A Garden for Moonlight

A MOONLIGHT garden is best built above the sea, for the moon never shines so brightly as on salt water; and although the moon’s scintillations filter pleasantly enough through fresh water, there seems to be on the surface of the sea an oily, resilient patina that amplifies her rays, and sends them rebounding upwards, like rain on slate.

Fresh water, as it appears, absorbs light; salt water, in sparkling regurgitations, refracts it; and there may be a still more deeply rooted affinity between the moon and the sea than is generally guessed at, for an oceanic vastness alone hardly explains why lunar tides swing the ocean, yet cause no rhythmic flux, no ebb and flow, of inland seas, or freshwater lakes, or rivers.

Below the sea we know lies an unknown, a stranger sea, as black as coal, as dense as rock, as cold as ice, where the fish, supporting on their fins the weight of half the world, move like arc lights. This submerged ocean is the mercury backing the sea’s glass; this is the culet of a diamond which has for girdle the earth’s immeasurable seashores, and for table the moon’s disk. Its facets intensify the radiance of moonlight on salt water.

That our vision shows us but one such nexus to the moon is a disadvantage that may be alleviated somewhat by the plan of the garden, which should have a central path running due north to facilitate the enjoyment of the zenith or lunar noon, a path going eastwards to greet the rising moon, and a third traveling westward toward its setting.

All dipping finally into the sea, these paths should be proportioned as was a Crusader’s sword, the eastand westgoing paths cut short, like the cross on the hilt, the northern path long, like the sword blade. The pommel would give the hint, dimensionally, for a fourth path, having at its tip the doorway into the garden; it should have but a little gate.

A basin to hold the stars should be put where the four pathways meet. Their dark foliage pitted by the Pleiades, or by wheeling Orion, with tiny sequins of light, four magnolia trees, placed so that they do not overshadow it, may flank the basin.

While the walks in a moonlight garden are best made of light-colored granite (marble, unless it be liberally clouded over with pink, is too white), the star basin should be lined with malachite, or black marble, or some other dark substance, so that Betelgeuse or Aldebaran lose nothing in the reflecting. For this reason the water should be sunk, lest the winds ruffle it, below the rim of the platter. Yet it should not be set down so deep that a hand may not reach the stars.

Since lotus buds in the moonlight open so quickly that it is possible to hear the plop the petals make in sundering, — as if they kissed at parting,— since the yellow water lilies of the Euphrates or the dim Asian kinds blossom only at night, it is a temptation, to some, to mix lilies in with the stars in the basin. But it is better to limit oneself to the galaxy. For lilies, unlike violets, have no legendary association with the sea. White violets may be scattered lightly over the rocks, well above the inrush of spray at high tide. But lilies are landlubbers.
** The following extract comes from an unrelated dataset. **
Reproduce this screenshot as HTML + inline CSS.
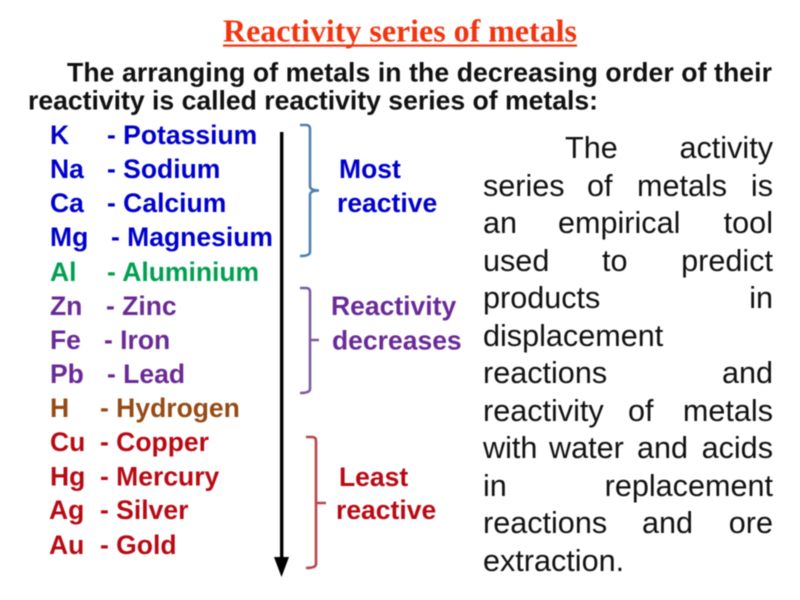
<!DOCTYPE html>
<html><head><meta charset="utf-8"><style>
html,body{margin:0;padding:0;background:#fff;width:800px;height:600px;overflow:hidden}
svg{position:absolute;left:0;top:0;filter:blur(.4px)}
.s{font:bold 26.500px "Liberation Sans",sans-serif}
.t{font:bold 26.600px "Liberation Sans",sans-serif;fill:#111}
.p{font:30.600px "Liberation Sans",sans-serif;fill:#111}
.b{fill:#0000cc}.g{fill:#00a050}.v{fill:#6a2a96}.h{fill:#964a14}.r{fill:#b80a14}
</style></head><body>
<svg width="800" height="600" viewBox="0 0 800 600" xmlns="http://www.w3.org/2000/svg">
<text x="223" y="41.500" textLength="354" style="font:bold 32px 'Liberation Serif',serif;fill:#f03510">Reactivity series of metals</text>
<rect x="223" y="44.500" width="354" height="2.200" fill="#f03510"/>
<text class="t" x="67" y="81.500" textLength="705">The arranging of metals in the decreasing order of their</text>
<text class="t" x="28" y="109.500" textLength="570">reactivity is called reactivity series of metals:</text>

<g class="s b">
<text x="50" y="144">K</text><text x="107" y="144">- Potassium</text>
<text x="50" y="178">Na</text><text x="107" y="178">- Sodium</text>
<text x="50" y="212">Ca</text><text x="107" y="212">- Calcium</text>
<text x="50" y="246">Mg</text><text x="111" y="246">- Magnesium</text>
</g>
<g class="s g"><text x="50" y="281">Al</text><text x="107" y="281">- Aluminium</text></g>
<g class="s v">
<text x="50" y="315">Zn</text><text x="106" y="315">- Zinc</text>
<text x="50" y="349">Fe</text><text x="104" y="349">- Iron</text>
<text x="50" y="383">Pb</text><text x="107" y="383">- Lead</text>
</g>
<g class="s h"><text x="50" y="417">H</text><text x="100" y="417">- Hydrogen</text></g>
<g class="s r">
<text x="50" y="451">Cu</text><text x="100" y="451">- Copper</text>
<text x="50" y="485.500">Hg</text><text x="100" y="485.500">- Mercury</text>
<text x="49" y="519">Ag</text><text x="100" y="519">- Silver</text>
<text x="49" y="554">Au</text><text x="100" y="554">- Gold</text>
</g>

<rect x="280" y="132" width="3.400" height="430" fill="#000"/>
<polygon points="274,557 289,557 281.500,577" fill="#000"/>

<path d="M300,125 H306 Q310,125 310,129 V186 Q310,190.500 319,190.500 M319,190.500 Q310,190.500 310,195 V252 Q310,256 300,256" fill="none" stroke="#4f80b0" stroke-width="2.600"/>
<path d="M300,288 H306 Q310,288 310,292 V340 H319 M310,340 V389 Q310,393 300,393" fill="none" stroke="#7a5ca0" stroke-width="2.600"/>
<path d="M306,437 H312 Q316,437 316,441 V503 H326 M316,503 V564 Q316,568 306,568" fill="none" stroke="#b8444a" stroke-width="2.600"/>

<g class="s b">
<text x="339" y="178">Most</text>
<text x="337" y="212">reactive</text>
</g>
<g class="s v">
<text x="331" y="315">Reactivity</text>
<text x="332" y="349.500">decreases</text>
</g>
<g class="s r">
<text x="339" y="486">Least</text>
<text x="336" y="519">reactive</text>
</g>

<g class="p">
<text x="565" y="158">The</text><text x="773" y="158" text-anchor="end">activity</text>
<text x="483" y="196">series</text><text x="587" y="196">of</text><text x="637" y="196">metals</text><text x="773" y="196" text-anchor="end">is</text>
<text x="483" y="233">an</text><text x="558" y="233">empirical</text><text x="773" y="233" text-anchor="end">tool</text>
<text x="483" y="271">used</text><text x="602" y="271">to</text><text x="773" y="271" text-anchor="end">predict</text>
<text x="483" y="308">products</text><text x="773" y="308" text-anchor="end">in</text>
<text x="483" y="346">displacement</text>
<text x="483" y="383">reactions</text><text x="773" y="383" text-anchor="end">and</text>
<text x="483" y="421">reactivity</text><text x="628" y="421">of</text><text x="773" y="421" text-anchor="end">metals</text>
<text x="483" y="458">with</text><text x="549" y="458">water</text><text x="637" y="458">and</text><text x="773" y="458" text-anchor="end">acids</text>
<text x="483" y="496">in</text><text x="773" y="496" text-anchor="end">replacement</text>
<text x="483" y="533">reactions</text><text x="642" y="533">and</text><text x="773" y="533" text-anchor="end">ore</text>
<text x="483" y="571">extraction.</text>
</g>
</svg>
</body></html>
It is not known how souls are begotten. That they may grow on the human mind — parasites of experience — gives life but a tame climax. That they are in reality begotten in mystic intercourse with a Divine Consonance, — that those who are, in the body, childless may yet be the foremost breeders of souls, — is a theory not without appeal; and as a breeding ground for souls a moonlight garden may have its uses, particularly if it harbors a crooked acacia, whose tarnished, off-white blossoms may brush the moon with silver, may stir the senses with exhalations so sweet, so faint, so fleeting, that only souls can catch them.

A moon bow, though among the rarest, is not the least brilliant of the diadems of night. Snaring within its triple arches humid cerulean, veiled rose, saffron, purple, lime-green smeared with maize, it echoes palely a rainbow’s hardier chromatics. A moon bow is never so rare that it may not be hoped for; in rainy weather, with a full moon moving in puffs of light through a piebald sky, a moonlight gardener may expect to see one.

It is wisest to let unserried waves of fringed hydrangeas break, whiter than arctic snows, against the edges of all the granite paths, lines of moonflowers, their milky pendants brilliant as candelabra, linked with them as seventh waves. Beyond the moonflowers stone pilasters must lift up feathery cascades of white wistarias — some fifty or sixty vines spreading out into fans of ebullient foam. White azaleas, and acacias, and oleanders must fringe the limits of the garden, the flash of surf in the shelving bays beneath them always glittering through their exquisite intricacies of branch and bough.

When in silver flocks the sea birds troop home across this silent, lovely promontory, some sea eagle or migrant white owl may stay to rest in the acacia boughs, or some deft osprey fish from the granite steps that dip into the sea, or a white, languid peacock may be cajoled to walk here. But if the moonlight garden is to be kept, as it should be, primarily as a hatchery for souls, it should be kept solitary.

None but sea voices should be heard by those who frequent this garden of the moon and sea; no sound but the hesitant sibilants of the waves, and the whisper of the sea winds.